The farm also has 200 pedigree South Devon cows – also a native breed – including heifers, cows and calves. They live in the fields in the summer; in winter they are housed in large barns, allowing plenty of movement, eating nutritious silage and cereals grown on the farm.

“I am proud to produce the very best British food,” Paikin says. With her team comprising Clark, his wife Margaret and butcher Jim Lewis, she produces six varieties of sausage, to her own recipe with a special combination of hand-ground fresh spices.

They don’t contain colouring or additives and there’s even a gluten free variety. As well as running an online business selling pork and beef, Paikin supplies supermarkets and food stores (she’s premium meat supplier to three branches of Warner Budgens), hotels and restaurants. She has also broken into the London market, supplying Mayfair’s Corrigan’s Restaurant. At a dinner, Paikin found herself seated next to Raymond Blanc and says: “I was delighted when he told me my products were superb.”

Paikin has always been interested in food and comes from a family that ran a catering business.

“One of the people who most influenced me was my cookery teacher from Clifton High School in Bristol. I’m still in touch with her and I still follow the methods and ideas she taught me,” she explains.

Paikin has always been something of an entrepreneur. Aged 15, so she could have some money of her own and a bit of independence, she advertised in the Jewish media inviting youngsters to join her at her Stanmore home and learn to cook. She ran these groups on weekend mornings for about a year.

After an early career in PR, she took a hotel management course and, in her early twenties, started her own catering business, growing vegetables in her garden. “I was a city girl, but I loved the countryside and always enjoyed being there,” she says.
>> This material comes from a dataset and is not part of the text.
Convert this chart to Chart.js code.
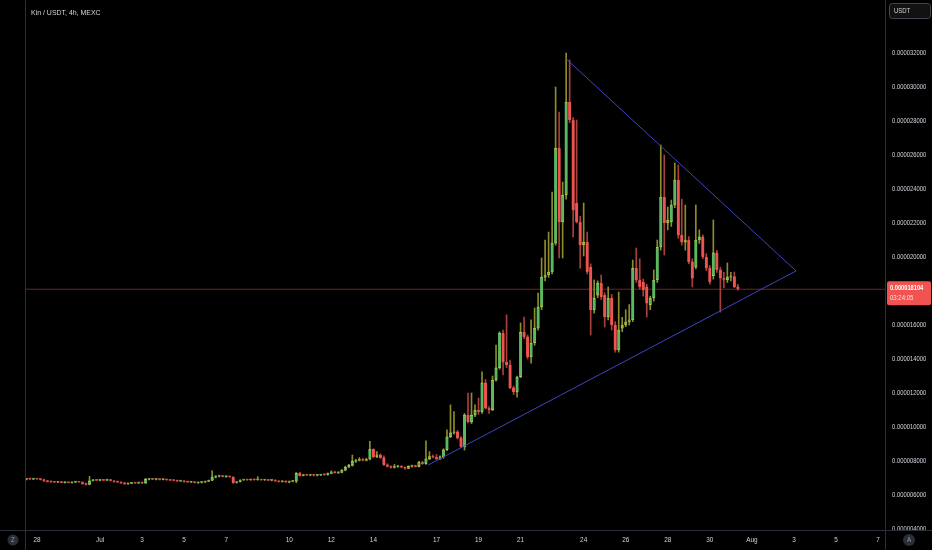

Her daughters, aged eight and 13, are schooled in London, where all their family and many of their friends are. She splits her time between London and the farm, where her daughter celebrated her batmitzvah. Paikin loves the contrast between the two halves of their lives. “The pace of life in the country is more sedate. There’s something nice about our ‘other life’ there, not having to rush all the time and I feel that, in the country, we’re doing something real. Children have the chance just to be kids and have a lot more freedom. Once they get to about the age of 11 in London, it’s all makeover parties.”

“There, you feel you can just about allow them to walk round the corner from the bus stop. You want them to be streetwise, but in the country it doesn’t have to start when they’re so young. It’s good they know there’s more to life than north London.”

As well as pigs and cows, there are chickens and a vegetable garden on the farm. “It’s lovely to sit down to a meal where everything we’re eating has been grown or raised by us, right here,” Paikin says.

Paikin still enjoys the city and remain a London girl in many ways. “But I love what I’m doing on the farm,” she admits. “This ‘other life’ making sausages, producing and supplying the most amazing meat gives me a pleasure I never thought would happen to me.”